I agree with and adopt the holding of Judge Vaughn. I conclude that maintaining a non-income producing vacation house goes far beyond maintaining a debtor's basic needs. As a result, the mortgage payments on the Property are disposable income. Because that income is not being devoted to the Plan, I must deny confirmation under 11 U.S.C. § 1325.
b. The Charitable Contribution
At the hearing, I asked the Debtors to distinguish the present case from my decisions in In re Saunders, 214 B.R. 524 (Bankr. D.Mass. 1997) (holding tithing not reasonable and necessary) (" Saunders I") and In re Saunders, 215 B.R. 800 (Bankr.D.Mass. 1997) (reconsidering and reconfirming Saunders I on additional grounds) (" Saunders II"). The Debtors attempt to distinguish this case from Saunders I and II by noting that their monthly payment to their unsecured creditors will exceed their monthly charitable contribution by $178. The Debtors have failed, however, to read that part of Saunders I and II wherein I ruled that tithing cannot be considered a reasonable and necessary expense of a Chapter 13 debtor. 215 B.R. at 803 and 214 B.R. at 527. Having so ruled, I sustain the Trustee's objection on this ground.

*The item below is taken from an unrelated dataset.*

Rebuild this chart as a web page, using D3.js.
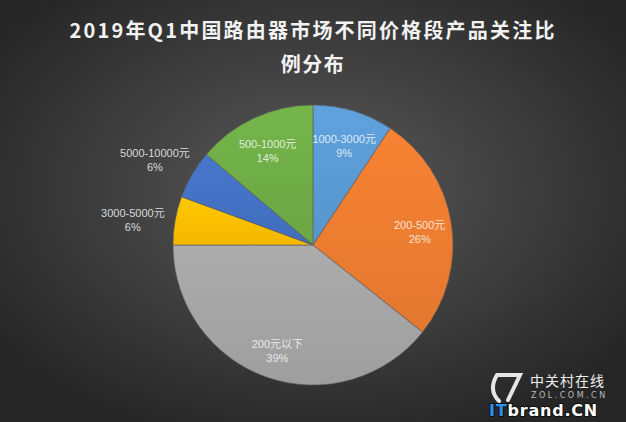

In Saunders I and II, the debtors proposed paying their unsecured creditors $185.00 less per month than their tithe to their church.
2. Attorneys Fees
The Trustee also "notes" that the amount the Debtors propose to pay their attorney in the plan is inconsistent with the Rule 2016 statement. The trustee is incorrect. Were he to engage in the addition described in the Rule 2016 statement, he would find that the amount disclosed in the 2016 statement equals that which the Debtors propose to pay in their plan.
IV. Conclusion
Having concluded that the Plan cannot be confirmed, I need not reach the issue of the Debtors' exemption in the Property at this time. I will enter a separate order sustaining the Trustee's objection to confirmation. Further, I will order the Debtors to file an amended plan within two weeks failing which the Court will dismiss the case.